* [What is being asked] Print nothing but the lines from the start of the listing below through the line that contains "plt.rcParams['mathtext.default'] = 'regular'". Do not include the pictures.
○ ○ ○ ○ ○
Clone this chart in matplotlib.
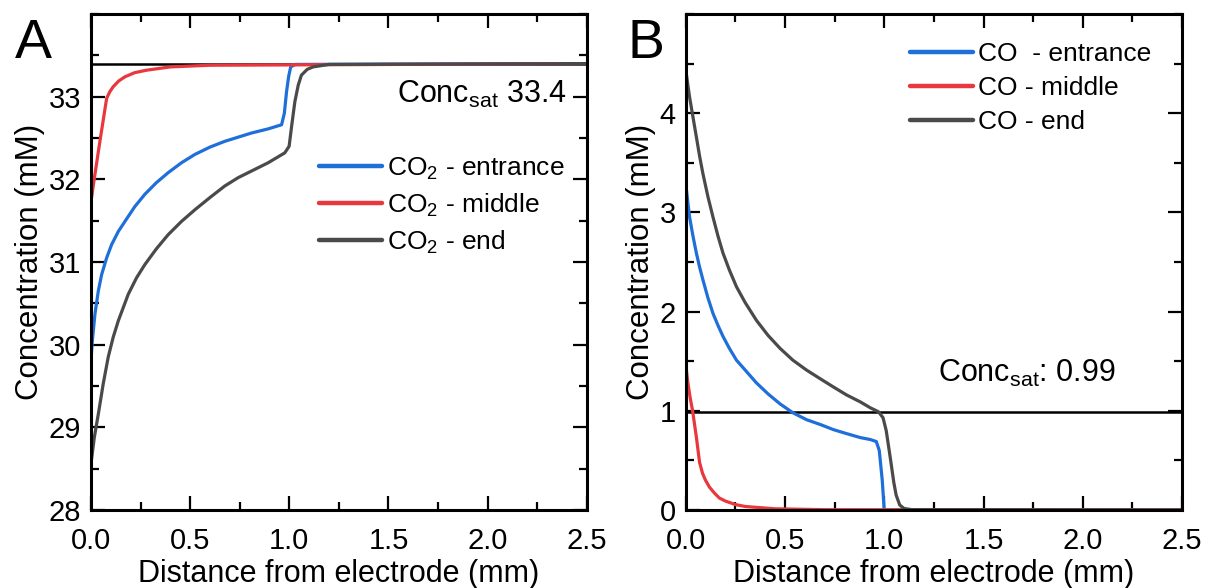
import matplotlib
matplotlib.use("Agg")
import matplotlib.pyplot as plt
import matplotlib.ticker as ticker

plt.rcParams['font.family'] = ['Liberation Sans', 'DejaVu Sans']
plt.rcParams['mathtext.fontset'] = 'custom'
plt.rcParams['mathtext.rm'] = 'Liberation Sans'
plt.rcParams['mathtext.it'] = 'Liberation Sans'
plt.rcParams['mathtext.default'] = 'regular'

# panel A: CO2 concentration (mM) vs distance (mm)
xa_entr = [0, 0.007, 0.02, 0.037, 0.054, 0.079, 0.104, 0.138, 0.171, 0.221, 0.272, 0.33, 0.389, 0.456, 0.523,
           0.6, 0.675, 0.742, 0.809, 0.893, 0.961, 0.975, 0.986, 0.997, 1.007, 1.03, 2.5]
ya_entr = [29.81, 30.05, 30.37, 30.65, 30.85, 31.05, 31.21, 31.37, 31.49, 31.67, 31.82, 31.96, 32.08, 32.2, 32.30,
           32.39, 32.46, 32.51, 32.56, 32.61, 32.66, 32.8, 33.06, 33.25, 33.36, 33.39, 33.4]
xa_mid = [0, 0.015, 0.045, 0.079, 0.095, 0.112, 0.14, 0.171, 0.22, 0.28, 0.4, 0.6, 2.5]
ya_mid = [31.73, 31.98, 32.46, 32.98, 33.06, 33.12, 33.19, 33.24, 33.29, 33.32, 33.36, 33.38, 33.4]
xa_end = [0, 0.017, 0.037, 0.062, 0.087, 0.112, 0.138, 0.188, 0.23, 0.272, 0.33, 0.389, 0.456, 0.523, 0.6,
          0.675, 0.742, 0.809, 0.893, 0.977, 0.999, 1.012, 1.028, 1.045, 1.061, 1.09, 1.12, 1.2, 2.5]
ya_end = [28.56, 28.88, 29.16, 29.53, 29.85, 30.09, 30.29, 30.61, 30.81, 30.97, 31.16, 31.33, 31.49, 31.63, 31.78,
          31.92, 32.02, 32.10, 32.2, 32.32, 32.40, 32.65, 32.94, 33.14, 33.26, 33.33, 33.36, 33.39, 33.4]
sat_a = 33.4

# panel B: CO concentration (mM) vs distance (mm)
xb_entr = [0, 0.01, 0.02, 0.037, 0.054, 0.07, 0.087, 0.112, 0.138, 0.163, 0.188, 0.22, 0.256, 0.3, 0.357, 0.415,
           0.475, 0.54, 0.609, 0.68, 0.744, 0.81, 0.879, 0.93, 0.96, 0.975, 0.99, 1.0, 2.5]
yb_entr = [3.3, 3.12, 2.95, 2.76, 2.59, 2.45, 2.32, 2.14, 1.98, 1.86, 1.75, 1.63, 1.51, 1.41, 1.28, 1.17,
           1.07, 0.98, 0.91, 0.86, 0.81, 0.77, 0.73, 0.71, 0.69, 0.6, 0.3, 0.0, 0.0]
xb_mid = [0, 0.01, 0.022, 0.035, 0.045, 0.055, 0.07, 0.085, 0.1, 0.12, 0.145, 0.17, 0.2, 0.25, 0.3, 0.45, 0.7, 2.5]
yb_mid = [1.48, 1.3, 1.14, 1.0, 0.86, 0.72, 0.48, 0.37, 0.3, 0.23, 0.17, 0.12, 0.09, 0.055, 0.035, 0.012, 0.003, 0]
xb_end = [0, 0.01, 0.02, 0.037, 0.054, 0.07, 0.087, 0.112, 0.138, 0.163, 0.188, 0.22, 0.256, 0.3, 0.357, 0.415,
          0.475, 0.54, 0.609, 0.68, 0.744, 0.81, 0.879, 0.93, 0.971, 0.994, 1.01, 1.025, 1.036, 1.048, 1.06,
          1.078, 1.1, 1.14, 2.5]
yb_end = [4.45, 4.3, 4.16, 3.96, 3.76, 3.57, 3.39, 3.16, 2.95, 2.76, 2.59, 2.42, 2.25, 2.09, 1.91, 1.76,
          1.63, 1.51, 1.41, 1.32, 1.24, 1.16, 1.09, 1.03, 0.99, 0.93, 0.8, 0.6, 0.45, 0.28, 0.15,
          0.05, 0.015, 0.003, 0]
sat_b = 0.99

labels_a = ['CO$_2$ - entrance', 'CO$_2$ - middle', 'CO$_2$ - end']
labels_b = ['CO  - entrance', 'CO - middle', 'CO - end']
colors = ['#1E6FD9', '#E8383D', '#4A4A4A']

fig = plt.figure(figsize=(12.05, 5.88), dpi=100)
axA = fig.add_axes([0.0755, 0.1327, 0.4115, 0.8435])
axB = fig.add_axes([0.569, 0.1327, 0.412, 0.8435])

for ax in (axA, axB):
    ax.set_xlim(0, 2.5)
    ax.xaxis.set_major_locator(ticker.MultipleLocator(0.5))
    ax.xaxis.set_minor_locator(ticker.MultipleLocator(0.25))
    ax.xaxis.set_major_formatter(ticker.FormatStrFormatter('%.1f'))
    ax.yaxis.set_minor_locator(ticker.MultipleLocator(0.5))
    ax.tick_params(which='both', direction='in', top=True, right=True, width=1.6)
    ax.tick_params(which='major', length=10, labelsize=21, pad=7)
    ax.tick_params(axis='x', which='major', pad=12)
    ax.tick_params(which='minor', length=5.5)
    for s in ax.spines.values():
        s.set_linewidth(2.2)
    ax.set_xlabel('Distance from electrode (mm)', fontsize=22, labelpad=3)
    ax.set_ylabel('Concentration (mM)', fontsize=22.5, labelpad=3)

# panel A
axA.axhline(sat_a, color='black', lw=1.8, zorder=1.5)
axA.plot(xa_entr, ya_entr, color=colors[0], lw=2.3, label=labels_a[0])
axA.plot(xa_mid, ya_mid, color=colors[1], lw=2.3, label=labels_a[1])
axA.plot(xa_end, ya_end, color=colors[2], lw=2.3, label=labels_a[2])
axA.set_ylim(28, 34)
axA.yaxis.set_major_locator(ticker.FixedLocator([28, 29, 30, 31, 32, 33]))
axA.text(2.4, 32.92, 'Conc$_{sat}$ 33.4', fontsize=22, ha='right', va='baseline')
legA = axA.legend(loc='upper left', bbox_to_anchor=(0.438, 0.736), fontsize=19, frameon=False,
                  handlelength=2.4, handletextpad=0.2, labelspacing=0.37, borderaxespad=0)

# panel B
axB.axhline(sat_b, color='black', lw=1.8, zorder=1.5)
axB.plot(xb_entr, yb_entr, color=colors[0], lw=2.3, label=labels_b[0])
axB.plot(xb_mid, yb_mid, color=colors[1], lw=2.3, label=labels_b[1])
axB.plot(xb_end, yb_end, color=colors[2], lw=2.3, label=labels_b[2])
axB.set_ylim(0, 5)
axB.yaxis.set_major_locator(ticker.FixedLocator([0, 1, 2, 3, 4]))
axB.text(1.27, 1.29, 'Conc$_{sat}$: 0.99', fontsize=22, ha='left', va='baseline')
legB = axB.legend(loc='upper left', bbox_to_anchor=(0.43, 0.964), fontsize=19, frameon=False,
                  handlelength=2.4, handletextpad=0.2, labelspacing=0.37, borderaxespad=0)

# thicker rounded legend handles, as in the original
for leg in (legA, legB):
    for ln in leg.get_lines():
        ln.set_linewidth(3.2)
        ln.set_solid_capstyle('round')

fig.text(0.012, 0.901, 'A', fontsize=40, ha='left', va='baseline')
fig.text(0.521, 0.901, 'B', fontsize=40, ha='left', va='baseline')

plt.savefig('out.png', dpi=100)
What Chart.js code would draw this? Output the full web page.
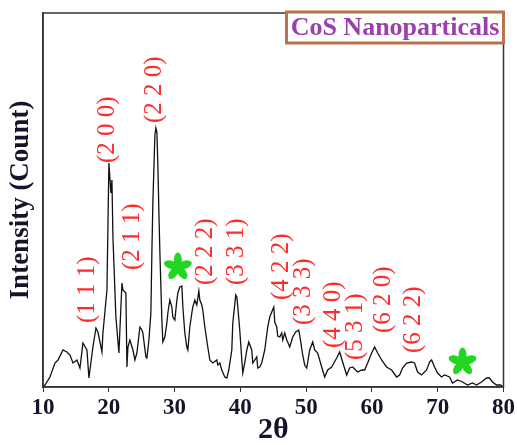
<!DOCTYPE html>
<html lang="en">
<head>
  <meta charset="UTF-8" />
  <title>CoS XRD</title>
  <script src="https://cdn.jsdelivr.net/npm/chart.js"></script>
  <style>
    body {
      margin: 0;
      background: #ffffff;
    }
    .wrap {
      width: 517px;
      height: 445px;
    }
  </style>
</head>
<body>
  <div class="wrap">
    <canvas id="xrd" width="517" height="445"></canvas>
  </div>

  <script>
    // 2theta (deg) and intensity (arb. counts)
    const twoTheta = [10.00, 10.30, 11.06, 11.82, 12.28, 13.04, 13.64, 14.10, 14.56, 15.16,
      15.62, 16.07, 16.68, 16.98, 17.59, 18.05, 18.35, 18.96, 19.11, 19.72,
      19.87, 20.02, 20.32, 20.48, 20.63, 21.08, 21.54, 22.00, 22.15, 22.60,
      22.76, 22.91, 23.21, 23.67, 23.97, 24.27, 24.73, 25.03, 25.18, 25.64,
      25.79, 26.10, 26.40, 26.55, 26.70, 27.01, 27.16, 27.31, 27.46, 27.61,
      27.77, 28.07, 28.22, 28.52, 28.83, 28.98, 29.28, 29.59, 29.74, 30.04,
      30.35, 30.50, 30.80, 31.11, 31.26, 31.56, 31.86, 32.02, 32.32, 32.62,
      32.78, 33.08, 33.38, 33.69, 33.84, 34.14, 34.29, 34.60, 35.05, 35.36,
      35.81, 36.42, 36.57, 36.88, 37.18, 37.63, 37.94, 38.24, 38.70, 38.85,
      39.30, 39.46, 39.61, 39.91, 40.22, 40.37, 40.67, 40.98, 41.28, 41.73,
      41.89, 42.49, 42.65, 42.95, 43.25, 43.71, 44.16, 44.47, 44.77, 45.08,
      45.23, 45.53, 45.68, 45.99, 46.29, 46.44, 46.75, 47.05, 47.20, 47.50,
      47.96, 48.42, 48.87, 49.02, 49.48, 49.78, 50.09, 50.54, 51.00, 51.30,
      51.76, 52.36, 52.82, 53.27, 53.88, 54.64, 55.10, 55.55, 56.16, 56.61,
      57.07, 57.83, 58.44, 58.89, 59.35, 59.96, 60.41, 60.87, 61.47, 62.23,
      62.99, 63.75, 64.21, 64.66, 65.27, 66.03, 66.48, 66.94, 67.55, 68.31,
      68.76, 69.07, 69.52, 69.98, 70.58, 71.04, 71.80, 72.25, 73.01, 73.77,
      74.53, 75.29, 75.90, 76.66, 77.42, 77.87, 78.33, 78.94, 79.54, 80.00];

    const intensity = [0, 2, 10, 24, 27, 37, 35, 32, 24, 27,
      19, 44, 37, 9, 40, 59, 55, 35, 54, 97,
      160, 224, 194, 207, 150, 70, 34, 104, 97, 94,
      20, 40, 47, 37, 27, 34, 60, 57, 54, 30,
      29, 47, 74, 134, 184, 252, 259, 255, 222, 177,
      134, 67, 45, 50, 64, 74, 87, 80, 70, 67,
      87, 94, 100, 101, 80, 54, 40, 37, 60, 74,
      80, 87, 82, 96, 87, 82, 77, 60, 40, 27,
      24, 27, 22, 24, 17, 10, 9, 17, 37, 64,
      92, 90, 80, 57, 27, 14, 24, 37, 45, 37,
      24, 30, 19, 20, 24, 37, 60, 70, 75, 80,
      65, 60, 51, 50, 54, 47, 54, 47, 45, 40,
      50, 55, 57, 52, 32, 22, 19, 37, 45, 37,
      34, 20, 10, 17, 20, 29, 35, 25, 12, 19,
      20, 15, 17, 17, 24, 34, 40, 34, 27, 20,
      17, 10, 12, 19, 24, 25, 24, 15, 12, 17,
      25, 27, 20, 14, 10, 12, 10, 4, 7, 5,
      2, 4, 2, 5, 9, 9, 5, 2, 2, 0];

    // Miller index labels: anchor = (2theta, intensity) where the rotated text starts
    const hklLabels = ['(1 1 1)', '(2 0 0)', '(2 1 1)', '(2 2 0)', '(2 2 2)', '(3 3 1)',
      '(4 2 2)', '(3 3 3)', '(4 4 0)', '(5 3 1)', '(6 2 0)', '(6 2 2)'];
    const hklX = [16.68, 19.87, 23.59, 27.01, 34.75, 39.46, 46.29, 49.63, 54.19, 57.45, 61.78, 66.33];
    const hklY = [64, 224, 117, 264, 102, 102, 87, 62, 39, 27, 54, 34];

    // impurity markers
    const starX = [30.5, 73.77];
    const starY = [120, 25];

    const xTicks = [10, 20, 30, 40, 50, 60, 70, 80];

    const serif = '"Liberation Serif", "Times New Roman", serif';

    const overlay = {
      id: 'overlay',
      afterDatasetsDraw(chart) {
        const { ctx, chartArea: a, scales: { x, y } } = chart;
        ctx.save();

        // plot frame
        ctx.strokeStyle = '#333';
        ctx.lineWidth = 1.5;
        ctx.strokeRect(a.left, a.top, a.right - a.left, a.bottom - a.top);

        // hkl labels, rotated
        ctx.fillStyle = '#ff2a2a';
        ctx.font = '25px ' + serif;
        ctx.textAlign = 'left';
        ctx.textBaseline = 'middle';
        hklLabels.forEach((t, i) => {
          ctx.save();
          ctx.translate(x.getPixelForValue(hklX[i]), y.getPixelForValue(hklY[i]));
          ctx.rotate(-Math.PI / 2);
          ctx.fillText(t, 0, 0);
          ctx.restore();
        });

        // green asterisks
        ctx.fillStyle = '#22d622';
        starX.forEach((sx, i) => {
          const cx = x.getPixelForValue(sx);
          const cy = y.getPixelForValue(starY[i]);
          for (let k = 0; k < 5; k++) {
            const ang = -Math.PI / 2 + k * 2 * Math.PI / 5;
            ctx.beginPath();
            ctx.ellipse(cx + 7 * Math.cos(ang), cy + 7 * Math.sin(ang), 7.5, 4, ang, 0, 2 * Math.PI);
            ctx.fill();
          }
        });

        // sample name box
        const bw = 217, bh = 31;
        const bx = a.right - bw, by = a.top - 1;
        ctx.fillStyle = '#fff';
        ctx.fillRect(bx, by, bw, bh);
        ctx.strokeStyle = '#b8734f';
        ctx.lineWidth = 3;
        ctx.strokeRect(bx, by, bw, bh);
        ctx.fillStyle = '#9c3fae';
        ctx.font = 'bold 26px ' + serif;
        ctx.textAlign = 'center';
        ctx.textBaseline = 'middle';
        ctx.fillText('CoS Nanoparticals', bx + bw / 2, by + bh / 2 + 1);

        ctx.restore();
      }
    };

    new Chart(document.getElementById('xrd'), {
      type: 'line',
      data: {
        labels: twoTheta,
        datasets: [{
          data: twoTheta.map((t, i) => ({ x: t, y: intensity[i] })),
          borderColor: '#111',
          borderWidth: 1.3,
          pointRadius: 0,
          tension: 0,
          fill: false
        }]
      },
      options: {
        responsive: false,
        animation: false,
        layout: { padding: { top: 13, right: 13, left: 0, bottom: 0 } },
        plugins: {
          legend: { display: false },
          tooltip: { enabled: false }
        },
        scales: {
          x: {
            type: 'linear',
            min: 10,
            max: 80,
            afterBuildTicks: scale => {
              scale.ticks = xTicks.map(v => ({ value: v }));
            },
            afterFit: scale => { scale.height = 58; },
            grid: {
              display: true,
              drawOnChartArea: false,
              drawTicks: true,
              tickLength: 5,
              color: '#333'
            },
            border: { display: true, color: '#333', width: 1.5 },
            ticks: {
              color: '#14142a',
              padding: 2,
              maxRotation: 0,
              font: { family: serif, size: 23, weight: 'bold' }
            },
            title: {
              display: true,
              text: '2θ',
              color: '#14142a',
              padding: { top: 0, bottom: 0 },
              font: { family: serif, size: 30, weight: 'bold', lineHeight: 1 }
            }
          },
          y: {
            min: 0,
            max: 374,
            afterFit: scale => { scale.width = 43; },
            grid: { display: false },
            border: { display: true, color: '#333', width: 1.5 },
            ticks: { display: false },
            title: {
              display: true,
              text: 'Intensity (Count)',
              color: '#14142a',
              padding: { top: 5, bottom: 0 },
              font: { family: serif, size: 27, weight: 'bold' }
            }
          }
        }
      },
      plugins: [overlay]
    });
  </script>
</body>
</html>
○ ○ ○ ○ ○
* [Reply to the exercise]
Clone this chart in matplotlib.
import matplotlib
matplotlib.use("Agg")
import matplotlib.pyplot as plt
import matplotlib.ticker as ticker

plt.rcParams['font.family'] = ['Liberation Sans', 'DejaVu Sans']
plt.rcParams['mathtext.fontset'] = 'custom'
plt.rcParams['mathtext.rm'] = 'Liberation Sans'
plt.rcParams['mathtext.it'] = 'Liberation Sans'
plt.rcParams['mathtext.default'] = 'regular'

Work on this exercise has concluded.